── EXTRACTED ENTRIES ──

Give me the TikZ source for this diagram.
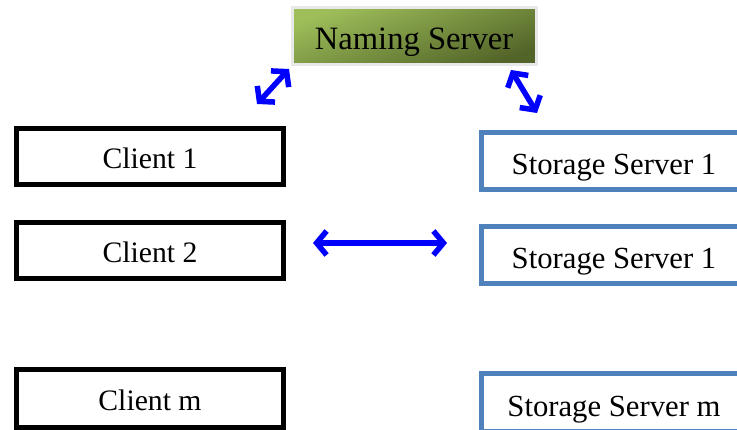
\documentclass[tikz,border=0pt]{standalone}
\usepackage{fontspec}
\setmainfont{Liberation Serif}
\usetikzlibrary{arrows.meta}
\definecolor{boxblue}{RGB}{79,129,189}
\definecolor{arrowblue}{RGB}{0,0,255}
\definecolor{greenlight}{RGB}{158,190,90}
\definecolor{greendark}{RGB}{82,100,40}
\definecolor{rimgray}{RGB}{232,232,232}
\tikzset{
  client/.style={draw=black, line width=5pt, minimum width=267pt, minimum height=56pt,
    inner sep=0pt, text height=25pt, text depth=1pt, font=\fontsize{29.7}{32}\selectfont},
  storage/.style={draw=boxblue, line width=5pt, anchor=west, minimum width=265pt,
    minimum height=57pt, inner sep=0pt, text height=27pt, text depth=0pt,
    font=\fontsize{30.7}{33}\selectfont},
  namer/.style={draw=rimgray, line width=3pt, minimum width=244pt, minimum height=57pt,
    inner sep=0pt, shading=axis, top color=greenlight, bottom color=greendark,
    shading angle=20, text height=28pt, text depth=0pt,
    font=\fontsize{32.6}{35}\selectfont},
  link/.style={draw=arrowblue, line width=5.5pt,
    {Straight Barb[length=10pt,width=24pt,line width=5.5pt]}-{Straight Barb[length=10pt,width=24pt,line width=5.5pt]}}
}
\begin{document}
\begin{tikzpicture}[x=1pt, y=-1pt]
  \useasboundingbox (0,0) rectangle (737,430);
  \clip (0,0) rectangle (737,430);

  % naming server
  \node[namer] (ns) at (414,36) {Naming Server};

  % clients
  \node[client] (c1) at (150,157) {Client 1};
  \node[client] (c2) at (150,251) {Client 2};
  \node[client, minimum height=58pt] (cm) at (150,399) {Client m};

  % storage servers (right edge runs past the page)
  \node[storage] (s1) at (479,161) {Storage Server 1};
  \node[storage] (s2) at (479,255) {Storage Server 1};
  \node[storage, minimum height=58pt] (sm) at (479,403) {Storage Server m};

  % connector end points
  \coordinate (nl) at (289,69);
  \coordinate (cl) at (257,104);
  \coordinate (nr) at (511,70);
  \coordinate (sr) at (537,113);
  \coordinate (ca) at (313,243);
  \coordinate (sa) at (447,243);

  \draw[link] (cl) -- (nl);
  \draw[link] (nr) -- (sr);
  \draw[link] (ca) -- (sa);
\end{tikzpicture}
\end{document}
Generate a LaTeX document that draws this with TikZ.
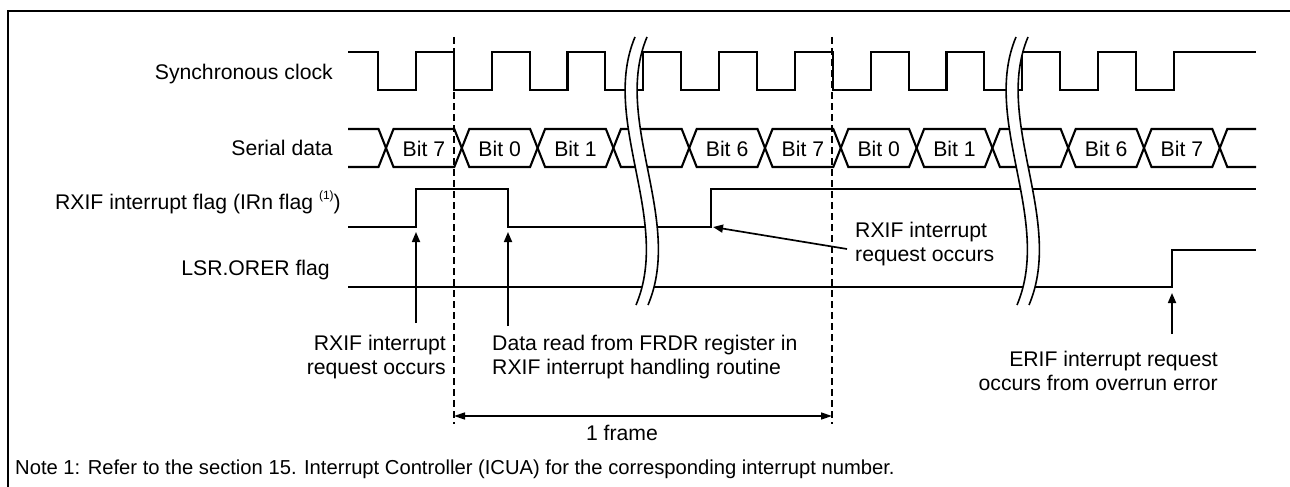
\documentclass[tikz,border=0pt]{standalone}
\usepackage{fontspec}
\setmainfont{Liberation Sans}
\usetikzlibrary{arrows.meta}
\begin{document}
\begin{tikzpicture}[x=1pt,y=-1pt,
  wave/.style={line width=2.1pt},
  lbl/.style={font=\fontsize{21.2}{25}\selectfont, inner sep=0pt},
  notelbl/.style={font=\fontsize{20.2}{24}\selectfont, inner sep=0pt},
  brk/.style={line width=1.6pt},
  frameline/.style={line width=2.5pt, dash pattern=on 7pt off 4pt},
  ptr/.style={line width=1.7pt, -{Triangle[length=10pt,width=8pt]}},
  dimarrow/.style={line width=1.6pt, {Triangle[length=11pt,width=7pt]}-{Triangle[length=11pt,width=7pt]}},
]
\useasboundingbox (0,0) rectangle (1290,487);
\draw[line width=2.8pt] (8,11) rectangle (1320,520);

% signal labels
\node[lbl, anchor=base east] (lclk) at (333,80) {Synchronous clock};
\node[lbl, anchor=base east] (ldat) at (333,155) {Serial data};
\node[lbl, anchor=base east] (lrx) at (341,209) {RXIF interrupt flag (IRn flag \raisebox{10pt}{\fontsize{12}{12}\selectfont(1)})};
\node[lbl, anchor=base east] (llsr) at (330,275) {LSR.ORER flag};

% synchronous clock
\draw[wave] (348,52) \foreach \k in {0,...,10} { -- ({378+75.8*\k},52) -- ({378+75.8*\k},90) -- ({415.9+75.8*\k},90) -- ({415.9+75.8*\k},52) } -- (1256,52);

% serial data
\draw[wave] (348,129) \foreach \j in {0,...,11} { -- ({386+75.8*\j-7.5},{148-19*cos(180*\j)}) -- ({386+75.8*\j+7.5},{148+19*cos(180*\j)}) } -- (1256,129);
\draw[wave] (348,167) \foreach \j in {0,...,11} { -- ({386+75.8*\j-7.5},{148+19*cos(180*\j)}) -- ({386+75.8*\j+7.5},{148-19*cos(180*\j)}) } -- (1256,167);
\foreach \j/\t in {0/Bit 7,1/Bit 0,2/Bit 1,4/Bit 6,5/Bit 7,6/Bit 0,7/Bit 1,9/Bit 6,10/Bit 7}
  \node[lbl, anchor=base] (bit\j) at ({423.9+75.8*\j},156) {\t};

% RXIF flag
\coordinate (rxup) at (416,227);
\coordinate (rxdown) at (508,227);
\coordinate (rxup2) at (711,227);
\draw[wave] (348,227) -- (rxup) -- (416,189) -- (508,189) -- (rxdown) -- (rxup2) -- (711,189) -- (1256,189);

% LSR.ORER flag
\coordinate (orerup) at (1172,287);
\draw[wave] (348,287) -- (orerup) -- (1172,250) -- (1256,250);

% breaks
\foreach \s in {0,381} {
  \begin{scope}[shift={(\s,0)}]
    \fill[white] (635,37) .. controls (600,120) and (672,220) .. (636,305) -- (648,305) .. controls (684,220) and (612,120) .. (647,37) -- cycle;
    \draw[brk] (635,37) .. controls (600,120) and (672,220) .. (636,305);
    \draw[brk] (647,37) .. controls (612,120) and (684,220) .. (648,305);
  \end{scope}
}

% frame boundaries
\coordinate (fs) at (454,416);
\coordinate (fe) at (832,416);
\draw[frameline] (454,37) -- (454,424);
\draw[frameline] (832,37) -- (832,424);
\draw[dimarrow] (fs) -- (fe);
\node[lbl, anchor=base] (frame) at (622,440) {1 frame};

% annotations
\node[lbl, anchor=base east] (t1a) at (446,350) {RXIF interrupt};
\node[lbl, anchor=base east] (t1b) at (446,374) {request occurs};
\node[lbl, anchor=base west] (t2a) at (492,350) {Data read from FRDR register in};
\node[lbl, anchor=base west] (t2b) at (492,374) {RXIF interrupt handling routine};
\node[lbl, anchor=base west] (t3a) at (855,237) {RXIF interrupt};
\node[lbl, anchor=base west] (t3b) at (855,261) {request occurs};
\node[lbl, anchor=base east] (t4a) at (1218,366) {ERIF interrupt request};
\node[lbl, anchor=base east] (t4b) at (1218,390) {occurs from overrun error};

\coordinate (p1) at (416,323);
\coordinate (p2) at (508,326);
\coordinate (p3) at (847,249);
\coordinate (p4) at (1172,334);
\draw[ptr] (p1) -- ([yshift=-5pt]rxup);
\draw[ptr] (p2) -- ([yshift=-5pt]rxdown);
\draw[ptr] (p3) -- ([xshift=2pt]rxup2);
\draw[ptr] (p4) -- ([yshift=-6pt]orerup);

\node[notelbl, anchor=base west] (note) at (15,474) {Note 1: Refer to the section 15. Interrupt Controller (ICUA) for the corresponding interrupt number.};
\end{tikzpicture}
\end{document}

───

▶ THE REQUEST: Excluding the pictures, restate the records above word for word.

▶ CORRECT RESULT:
Give me the TikZ source for this diagram.
\documentclass[tikz,border=0pt]{standalone}
\usepackage{fontspec}
\setmainfont{Liberation Serif}
\usetikzlibrary{arrows.meta}
\definecolor{boxblue}{RGB}{79,129,189}
\definecolor{arrowblue}{RGB}{0,0,255}
\definecolor{greenlight}{RGB}{158,190,90}
\definecolor{greendark}{RGB}{82,100,40}
\definecolor{rimgray}{RGB}{232,232,232}
\tikzset{
  client/.style={draw=black, line width=5pt, minimum width=267pt, minimum height=56pt,
    inner sep=0pt, text height=25pt, text depth=1pt, font=\fontsize{29.7}{32}\selectfont},
  storage/.style={draw=boxblue, line width=5pt, anchor=west, minimum width=265pt,
    minimum height=57pt, inner sep=0pt, text height=27pt, text depth=0pt,
    font=\fontsize{30.7}{33}\selectfont},
  namer/.style={draw=rimgray, line width=3pt, minimum width=244pt, minimum height=57pt,
    inner sep=0pt, shading=axis, top color=greenlight, bottom color=greendark,
    shading angle=20, text height=28pt, text depth=0pt,
    font=\fontsize{32.6}{35}\selectfont},
  link/.style={draw=arrowblue, line width=5.5pt,
    {Straight Barb[length=10pt,width=24pt,line width=5.5pt]}-{Straight Barb[length=10pt,width=24pt,line width=5.5pt]}}
}
\begin{document}
\begin{tikzpicture}[x=1pt, y=-1pt]
  \useasboundingbox (0,0) rectangle (737,430);
  \clip (0,0) rectangle (737,430);

  % naming server
  \node[namer] (ns) at (414,36) {Naming Server};

  % clients
  \node[client] (c1) at (150,157) {Client 1};
  \node[client] (c2) at (150,251) {Client 2};
  \node[client, minimum height=58pt] (cm) at (150,399) {Client m};

  % storage servers (right edge runs past the page)
  \node[storage] (s1) at (479,161) {Storage Server 1};
  \node[storage] (s2) at (479,255) {Storage Server 1};
  \node[storage, minimum height=58pt] (sm) at (479,403) {Storage Server m};

  % connector end points
  \coordinate (nl) at (289,69);
  \coordinate (cl) at (257,104);
  \coordinate (nr) at (511,70);
  \coordinate (sr) at (537,113);
  \coordinate (ca) at (313,243);
  \coordinate (sa) at (447,243);

  \draw[link] (cl) -- (nl);
  \draw[link] (nr) -- (sr);
  \draw[link] (ca) -- (sa);
\end{tikzpicture}
\end{document}
Generate a LaTeX document that draws this with TikZ.
\documentclass[tikz,border=0pt]{standalone}
\usepackage{fontspec}
\setmainfont{Liberation Sans}
\usetikzlibrary{arrows.meta}
\begin{document}
\begin{tikzpicture}[x=1pt,y=-1pt,
  wave/.style={line width=2.1pt},
  lbl/.style={font=\fontsize{21.2}{25}\selectfont, inner sep=0pt},
  notelbl/.style={font=\fontsize{20.2}{24}\selectfont, inner sep=0pt},
  brk/.style={line width=1.6pt},
  frameline/.style={line width=2.5pt, dash pattern=on 7pt off 4pt},
  ptr/.style={line width=1.7pt, -{Triangle[length=10pt,width=8pt]}},
  dimarrow/.style={line width=1.6pt, {Triangle[length=11pt,width=7pt]}-{Triangle[length=11pt,width=7pt]}},
]
\useasboundingbox (0,0) rectangle (1290,487);
\draw[line width=2.8pt] (8,11) rectangle (1320,520);

% signal labels
\node[lbl, anchor=base east] (lclk) at (333,80) {Synchronous clock};
\node[lbl, anchor=base east] (ldat) at (333,155) {Serial data};
\node[lbl, anchor=base east] (lrx) at (341,209) {RXIF interrupt flag (IRn flag \raisebox{10pt}{\fontsize{12}{12}\selectfont(1)})};
\node[lbl, anchor=base east] (llsr) at (330,275) {LSR.ORER flag};

% synchronous clock
\draw[wave] (348,52) \foreach \k in {0,...,10} { -- ({378+75.8*\k},52) -- ({378+75.8*\k},90) -- ({415.9+75.8*\k},90) -- ({415.9+75.8*\k},52) } -- (1256,52);

% serial data
\draw[wave] (348,129) \foreach \j in {0,...,11} { -- ({386+75.8*\j-7.5},{148-19*cos(180*\j)}) -- ({386+75.8*\j+7.5},{148+19*cos(180*\j)}) } -- (1256,129);
\draw[wave] (348,167) \foreach \j in {0,...,11} { -- ({386+75.8*\j-7.5},{148+19*cos(180*\j)}) -- ({386+75.8*\j+7.5},{148-19*cos(180*\j)}) } -- (1256,167);
\foreach \j/\t in {0/Bit 7,1/Bit 0,2/Bit 1,4/Bit 6,5/Bit 7,6/Bit 0,7/Bit 1,9/Bit 6,10/Bit 7}
  \node[lbl, anchor=base] (bit\j) at ({423.9+75.8*\j},156) {\t};

% RXIF flag
\coordinate (rxup) at (416,227);
\coordinate (rxdown) at (508,227);
\coordinate (rxup2) at (711,227);
\draw[wave] (348,227) -- (rxup) -- (416,189) -- (508,189) -- (rxdown) -- (rxup2) -- (711,189) -- (1256,189);

% LSR.ORER flag
\coordinate (orerup) at (1172,287);
\draw[wave] (348,287) -- (orerup) -- (1172,250) -- (1256,250);

% breaks
\foreach \s in {0,381} {
  \begin{scope}[shift={(\s,0)}]
    \fill[white] (635,37) .. controls (600,120) and (672,220) .. (636,305) -- (648,305) .. controls (684,220) and (612,120) .. (647,37) -- cycle;
    \draw[brk] (635,37) .. controls (600,120) and (672,220) .. (636,305);
    \draw[brk] (647,37) .. controls (612,120) and (684,220) .. (648,305);
  \end{scope}
}

% frame boundaries
\coordinate (fs) at (454,416);
\coordinate (fe) at (832,416);
\draw[frameline] (454,37) -- (454,424);
\draw[frameline] (832,37) -- (832,424);
\draw[dimarrow] (fs) -- (fe);
\node[lbl, anchor=base] (frame) at (622,440) {1 frame};

% annotations
\node[lbl, anchor=base east] (t1a) at (446,350) {RXIF interrupt};
\node[lbl, anchor=base east] (t1b) at (446,374) {request occurs};
\node[lbl, anchor=base west] (t2a) at (492,350) {Data read from FRDR register in};
\node[lbl, anchor=base west] (t2b) at (492,374) {RXIF interrupt handling routine};
\node[lbl, anchor=base west] (t3a) at (855,237) {RXIF interrupt};
\node[lbl, anchor=base west] (t3b) at (855,261) {request occurs};
\node[lbl, anchor=base east] (t4a) at (1218,366) {ERIF interrupt request};
\node[lbl, anchor=base east] (t4b) at (1218,390) {occurs from overrun error};

\coordinate (p1) at (416,323);
\coordinate (p2) at (508,326);
\coordinate (p3) at (847,249);
\coordinate (p4) at (1172,334);
\draw[ptr] (p1) -- ([yshift=-5pt]rxup);
\draw[ptr] (p2) -- ([yshift=-5pt]rxdown);
\draw[ptr] (p3) -- ([xshift=2pt]rxup2);
\draw[ptr] (p4) -- ([yshift=-6pt]orerup);

\node[notelbl, anchor=base west] (note) at (15,474) {Note 1: Refer to the section 15. Interrupt Controller (ICUA) for the corresponding interrupt number.};
\end{tikzpicture}
\end{document}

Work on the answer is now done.